Al principio ya existía la Palabra y la Palabra se dirigía a Dios, y la Palabra era Dios… Todo existió por pedio de ella, y sin ella nada existió de cuanto existe.
Lucas nos presenta el nacimiento de Jesús con lenguaje de hombres; Juan, con lenguaje de ángeles. Es cosa común en la Escritura personificar conceptos tales como Sabiduría o Palabra. Cuando eso sucede hay que escribir esos términos con mayúscula. Pero, hasta la venida de Jesús, permanecen imprecisos, difíciles de comprender. Pero ahora, con Jesús, se hacen cuerpo visible y tangible. Él es la Sabiduría, Él es la Palabra. Él irá incluso más lejos y se atribuirá a sí mismo términos como Verdad, Vida…
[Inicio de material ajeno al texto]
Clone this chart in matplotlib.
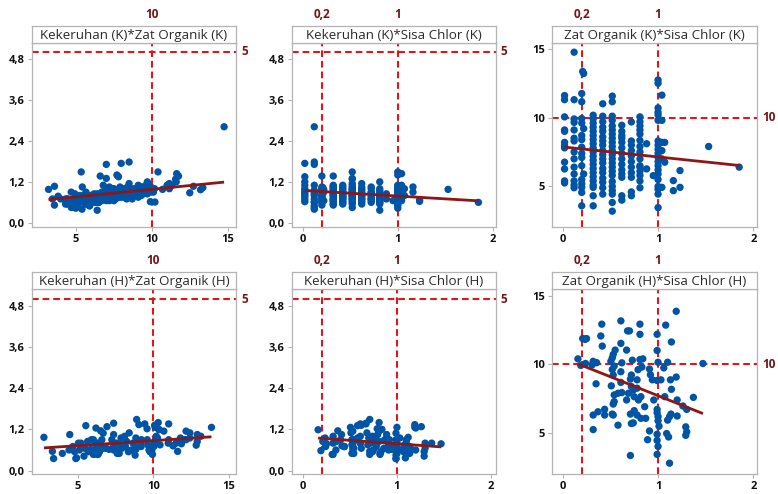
import numpy as np
import matplotlib.pyplot as plt
from matplotlib.ticker import FuncFormatter

# Kualitas air titik K: sisa chlor, zat organik, kekeruhan (satu baris = satu kolom chlor)
sisa_chlor_k = (
    [0.02] * 12
    + [0.12] * 14
    + [0.21, 0.22, 0.2, 0.2, 0.2, 0.2, 0.22, 0.2, 0.2, 0.2, 0.2, 0.2, 0.2, 0.22, 0.2, 0.2, 0.2, 0.2, 0.2]
    + [0.32] * 21
    + [0.42] * 18
    + [0.52] * 23
    + [0.62] * 14
    + [0.72] * 11
    + [0.81] * 15
    + [0.88, 0.88, 0.95]
    + [1.0] * 20
    + [1.04] * 6
    + [1.07, 1.07, 1.16, 1.16, 1.23, 1.23, 1.53, 1.85]
)
zat_organik_k = [
    11.6, 11.3, 10.05, 9.1, 9.0, 8.2, 7.98, 7.8, 6.76, 6.27, 5.4, 5.25,
    14.75, 11.3, 9.9, 9.65, 9.1, 8.5, 8.3, 7.5, 7.0, 6.4, 5.9, 5.4, 5.1, 4.9,
    13.35, 13.2, 11.75, 11.15, 9.93, 9.6, 9.2, 8.7, 8.4, 7.85, 7.4, 7.1, 6.5, 5.9, 5.5, 5.2, 4.93, 4.56, 3.59,
    10.17, 9.9, 9.6, 9.3, 9.0, 8.7, 8.4, 8.1, 7.8, 7.5, 7.2, 6.9, 6.6, 6.3, 6.0, 5.7, 5.4, 5.1, 4.93, 4.32, 3.59,
    11.0, 10.1, 9.7, 9.3, 9.0, 8.6, 8.3, 8.0, 7.6, 7.3, 7.0, 6.7, 6.3, 6.0, 5.6, 5.3, 4.9, 4.44,
    11.56, 11.15, 10.1, 9.8, 9.4, 9.1, 8.8, 8.5, 8.2, 7.9, 7.6, 7.3, 7.0, 6.7, 6.4, 6.1, 5.8, 5.35, 5.0, 4.7, 4.44, 3.83, 3.2,
    9.44, 9.0, 8.7, 8.5, 8.2, 7.8, 7.4, 7.0, 6.6, 6.2, 5.9, 5.66, 4.32, 4.0,
    9.68, 8.3, 8.0, 7.6, 7.2, 6.8, 6.4, 6.0, 5.66, 4.6, 4.32,
    10.05, 9.7, 9.4, 9.1, 8.8, 8.34, 7.9, 7.5, 7.0, 6.5, 6.4, 6.1, 5.8, 5.4, 4.9,
    8.1, 6.27, 5.78,
    12.73, 12.49, 10.7, 10.4, 10.2, 9.8, 8.3, 8.0, 7.7, 7.4, 7.1, 6.8, 6.5, 6.2, 5.9, 5.5, 5.0, 4.8, 4.44, 3.46,
    11.63, 9.8, 8.2, 7.6, 7.0, 4.93,
    8.2, 6.76, 5.42, 4.69, 6.15, 4.93, 7.9, 6.4,
]
kekeruhan_k = [
    1.2, 1.1, 0.95, 1.0, 0.85, 0.9, 1.74, 1.35, 0.68, 0.75, 0.62, 0.8,
    2.81, 1.1, 0.62, 0.9, 0.85, 1.78, 0.95, 0.8, 1.71, 0.7, 0.5, 0.4, 0.6, 0.45,
    1.03, 0.97, 1.37, 1.0, 1.05, 0.95, 0.9, 0.85, 1.0, 0.8, 0.75, 0.95, 0.7, 0.65, 0.8, 0.6, 0.7, 0.62, 0.52,
    1.0, 0.9, 1.1, 0.8, 0.95, 0.7, 1.05, 0.85, 0.75, 1.0, 0.65, 0.9, 1.37, 0.6, 0.8, 0.55, 0.7, 0.52, 0.85, 0.65, 1.07,
    1.1, 0.95, 0.85, 1.05, 0.8, 0.9, 0.75, 1.0, 0.7, 0.85, 0.65, 0.9, 0.6, 0.8, 0.55, 0.75, 0.6, 0.7,
    1.28, 1.15, 0.9, 1.0, 0.85, 1.1, 0.8, 0.95, 0.75, 1.05, 0.7, 0.9, 1.3, 0.65, 0.85, 0.6, 0.8, 1.49, 0.55, 0.45, 0.7, 0.78, 0.98,
    1.05, 0.95, 0.8, 1.15, 0.9, 0.75, 1.0, 0.7, 0.85, 0.65, 0.8, 0.6, 0.55, 0.7,
    1.0, 0.9, 0.75, 0.85, 1.05, 0.7, 0.8, 0.65, 0.9, 0.6, 0.7,
    0.95, 1.2, 0.85, 0.75, 1.0, 0.7, 0.9, 0.65, 0.8, 0.6, 0.37, 0.75, 0.55, 0.7, 0.6,
    0.85, 0.7, 0.65,
    1.07, 0.88, 0.98, 1.49, 0.61, 0.92, 1.0, 0.8, 1.4, 0.9, 0.7, 1.1, 0.6, 0.85, 0.5, 0.75, 0.43, 0.65, 0.55, 0.7,
    1.44, 1.1, 0.85, 0.75, 0.95, 0.65,
    1.0, 0.8, 1.05, 0.9, 0.67, 0.63, 0.98, 0.6,
]

# Kualitas air titik H
sisa_chlor_h = [
    0.16, 0.21, 0.235, 0.25, 0.41, 0.40, 0.415, 0.61, 0.68, 0.70,
    0.81, 0.81, 0.61, 0.67, 0.55, 0.53, 0.52, 0.24, 0.32, 0.356,
    0.505, 0.62, 0.73, 0.81, 0.84, 0.99, 0.99, 1.0, 1.08, 1.14,
    1.19, 1.10, 1.06, 1.47, 0.35, 0.52, 0.54, 0.61, 0.53, 0.51,
    0.61, 0.54, 0.58, 0.62, 0.72, 0.71, 0.78, 0.79, 0.83, 0.91,
    0.92, 0.94, 0.72, 0.74, 0.69, 0.75, 0.795, 0.78, 0.82, 0.955,
    0.99, 1.03, 1.13, 1.19, 1.14, 1.07, 1.2, 1.26, 1.30, 1.37,
    0.53, 0.52, 0.37, 0.32, 0.44, 0.53, 0.71, 0.75, 0.78, 0.82,
    0.86, 0.72, 0.74, 0.87, 0.58, 0.32, 0.91, 0.89, 0.99, 0.99,
    1.0, 1.0, 1.01, 0.99, 0.99, 1.0, 1.12, 1.10, 1.135, 1.20,
    1.09, 1.11, 1.29, 1.30, 1.29, 0.71, 0.99, 1.12, 0.54, 0.67,
    0.44, 0.19, 0.31,
]
zat_organik_h = [
    10.38, 11.86, 11.8, 11.86, 12.91, 12.05, 11.31, 13.15, 12.42, 12.42,
    12.91, 12.17, 11.51, 11.02, 11.02, 10.70, 10.45, 10.04, 10.2, 10.1,
    10.2, 10.09, 10.28, 10.33, 10.38, 12.17, 10.99, 10.13, 12.84, 11.61,
    13.85, 10.13, 9.72, 10.04, 8.56, 9.6, 9.85, 9.44, 9.2, 8.41,
    8.66, 7.75, 7.87, 7.92, 9.2, 8.9, 8.85, 9.59, 9.78, 9.64,
    9.22, 8.85, 8.36, 8.11, 7.87, 7.62, 7.38, 8.24, 7.62, 7.38,
    8.8, 8.85, 8.85, 9.05, 8.16, 7.62, 7.38, 6.94, 6.69, 7.57,
    7.08, 6.35, 6.52, 6.28, 6.28, 6.28, 6.35, 6.6, 6.28, 6.04,
    6.89, 5.66, 5.71, 6.04, 5.54, 5.22, 5.12, 4.48, 6.69, 6.45,
    6.16, 5.86, 5.47, 4.88, 4.43, 3.99, 6.16, 5.91, 6.35, 6.21,
    4.93, 4.68, 5.42, 5.05, 4.8, 3.33, 3.41, 2.77, 7.26, 7.38,
    6.7, 9.9, 9.95,
]
kekeruhan_h = [
    1.19, 0.85, 0.95, 0.78, 1.05, 0.9, 0.72, 1.0, 1.1, 0.95,
    0.85, 1.15, 0.8, 1.36, 0.9, 1.15, 0.75, 0.7, 1.0, 0.85,
    1.26, 1.32, 0.95, 1.4, 1.2, 0.9, 0.8, 1.26, 0.74, 0.56,
    1.26, 0.85, 0.6, 0.78, 0.6, 0.9, 0.65, 1.36, 0.7, 1.1,
    0.8, 0.5, 0.95, 0.65, 0.8, 1.49, 0.7, 1.22, 0.55, 0.75,
    0.9, 0.62, 0.55, 1.0, 0.75, 0.6, 1.05, 0.85, 0.5, 0.7,
    0.45, 0.95, 0.65, 1.34, 0.7, 0.55, 0.6, 1.28, 0.65, 0.8,
    0.62, 0.5, 1.16, 0.47, 0.7, 0.8, 0.47, 0.9, 0.75, 0.47,
    0.65, 0.85, 0.55, 0.9, 1.31, 0.8, 0.6, 1.05, 1.09, 0.55,
    0.8, 0.62, 0.65, 0.35, 0.6, 0.5, 0.6, 0.9, 0.5, 1.24,
    0.37, 0.7, 0.42, 0.8, 0.55, 0.56, 0.35, 0.97, 0.9, 1.38,
    0.7, 0.58, 0.47,
]

# Garis regresi (intercept, slope) tiap panel
fit_kek_zo_k = (0.54, 0.0442)
fit_kek_sc_k = (0.95, -0.165)
fit_zo_sc_k = (7.87, -0.73)
fit_kek_zo_h = (0.58, 0.0292)
fit_kek_sc_h = (0.98, -0.197)
fit_zo_sc_h = (10.46, -2.77)

# Baku mutu
batas_kekeruhan = [5]
batas_zat_organik = [10]
batas_sisa_chlor = [0.2, 1]

kek_ticks = [0.0, 1.2, 2.4, 3.6, 4.8]
zo_ticks = [5, 10, 15]
sc_ticks = [0, 1, 2]

BLUE = "#0054a6"
FIT = "#8e1616"
REF = "#e0161b"
REF_TEXT = "#7a1414"
FRAME = "#b4b4b4"

plt.rcParams["font.family"] = ["Open Sans", "DejaVu Sans"]

fig = plt.figure(figsize=(7.78, 4.94), dpi=100)

cols = [(0.0407, 0.2626), (0.3747, 0.2622), (0.7091, 0.2643)]
# (bottom, height) of the data area, then (bottom, height) of the title strip
rows = [(0.5405, 0.3725, 0.9130, 0.0344), (0.0405, 0.3735, 0.4140, 0.0360)]

decimal = FuncFormatter(lambda v, p: f"{v:.1f}".replace(".", ","))
plain = FuncFormatter(lambda v, p: f"{v:g}".replace(".", ","))

panels = [
    (0, 0, zat_organik_k, kekeruhan_k, fit_kek_zo_k, "Kekeruhan (K)*Zat Organik (K)",
     (2.09, 15.53), (-0.12, 5.26), zo_ticks, kek_ticks, batas_zat_organik, batas_kekeruhan),
    (0, 1, sisa_chlor_k, kekeruhan_k, fit_kek_sc_k, "Kekeruhan (K)*Sisa Chlor (K)",
     (-0.12, 2.03), (-0.12, 5.26), sc_ticks, kek_ticks, batas_sisa_chlor, batas_kekeruhan),
    (0, 2, sisa_chlor_k, zat_organik_k, fit_zo_sc_k, "Zat Organik (K)*Sisa Chlor (K)",
     (-0.115, 2.04), (2.05, 15.42), sc_ticks, zo_ticks, batas_sisa_chlor, batas_zat_organik),
    (1, 0, zat_organik_h, kekeruhan_h, fit_kek_zo_h, "Kekeruhan (H)*Zat Organik (H)",
     (1.96, 15.47), (-0.10, 5.28), zo_ticks, kek_ticks, batas_zat_organik, batas_kekeruhan),
    (1, 1, sisa_chlor_h, kekeruhan_h, fit_kek_sc_h, "Kekeruhan (H)*Sisa Chlor (H)",
     (-0.123, 2.05), (-0.10, 5.28), sc_ticks, kek_ticks, batas_sisa_chlor, batas_kekeruhan),
    (1, 2, sisa_chlor_h, zat_organik_h, fit_zo_sc_h, "Zat Organik (H)*Sisa Chlor (H)",
     (-0.115, 2.04), (1.98, 15.44), sc_ticks, zo_ticks, batas_sisa_chlor, batas_zat_organik),
]

for r, c, x, y, fit, title, xlim, ylim, xt, yt, vref, href in panels:
    x = np.asarray(x, dtype=float)
    y = np.asarray(y, dtype=float)
    left, width = cols[c]
    bottom, height, sbottom, sheight = rows[r]

    ax = fig.add_axes([left, bottom, width, height])
    strip = fig.add_axes([left, sbottom, width, sheight])

    # Title strip above the data area
    strip.set_xticks([])
    strip.set_yticks([])
    for s in strip.spines.values():
        s.set_color(FRAME)
        s.set_linewidth(0.9)
    strip.text(0.5, 0.45, title, ha="center", va="center",
               fontsize=9.6, color="#2b2b2b", transform=strip.transAxes)

    ax.scatter(x, y, s=28, color=BLUE, edgecolor="none", zorder=3)

    # Regression line across the observed range
    b0, b1 = fit
    xs = np.array([x.min(), x.max()])
    ax.plot(xs, b0 + b1 * xs, color=FIT, lw=2.0, zorder=4, solid_capstyle="butt")

    for v in vref:
        ax.axvline(v, color=REF, lw=1.5, ls=(0, (3.2, 1.9)), zorder=2)
        ax.annotate(f"{v:g}".replace(".", ","), xy=(v, 1), xycoords=("data", "axes fraction"),
                    xytext=(0, 22), textcoords="offset pixels", ha="center", va="bottom",
                    fontsize=8.5, fontweight="bold", color=REF_TEXT, annotation_clip=False)
    for h in href:
        ax.axhline(h, color=REF, lw=1.5, ls=(0, (3.2, 1.9)), zorder=2)
        ax.annotate(f"{h:g}", xy=(1, h), xycoords=("axes fraction", "data"),
                    xytext=(5, 0), textcoords="offset pixels", ha="left", va="center",
                    fontsize=8.5, fontweight="bold", color=REF_TEXT, annotation_clip=False)

    ax.set_xlim(*xlim)
    ax.set_ylim(*ylim)
    ax.set_xticks(xt)
    ax.set_yticks(yt)
    ax.xaxis.set_major_formatter(plain)
    ax.yaxis.set_major_formatter(decimal if yt is kek_ticks else plain)
    ax.tick_params(length=3, width=0.8, color=FRAME, labelsize=8, pad=2)
    for lab in ax.get_xticklabels() + ax.get_yticklabels():
        lab.set_fontweight("bold")
        lab.set_color("#111111")
    for s in ax.spines.values():
        s.set_color(FRAME)
        s.set_linewidth(0.9)

fig.savefig("out.png", dpi=100)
Jesús es la Palabra. Dios no tiene otra. Con Jesús nos lo dice todo. San Juan de la Cruz imagina al Padre celestial diciéndonos esto: Pon los ojos solo en Él, porque en Él te lo tengo todo dicho y revelado, y hallarás en Él aún más de lo que pides y deseas. La humanidad de Jesús no es una mampara que encubre a Dios; es pura transparencia de la divinidad. Esto puede parecernos tan hermoso como utópico. Y, a pesar de lo que decimos creer, continuaremos levantando los ojos al cielo cuando deberíamos encontrarle en la tierra.
La Palabra se hizo hombre y acampó entre nosotros. Y nosotros contemplamos su gloria.
Nosotros contemplamos y cantamos su gloria. Como lo hace un místico actual: Al Hijo de Dios cantemos, - ¡ay, gracia desenfrenada!, - ni los cielos sospecharon – que el mismo Dios se encarnara. - - Cantad, criaturas todas, - que todas estáis salvadas, - y con la boca quedaos – al Padre diciendo: ¡Gracias! (Himno litúrgico navideño).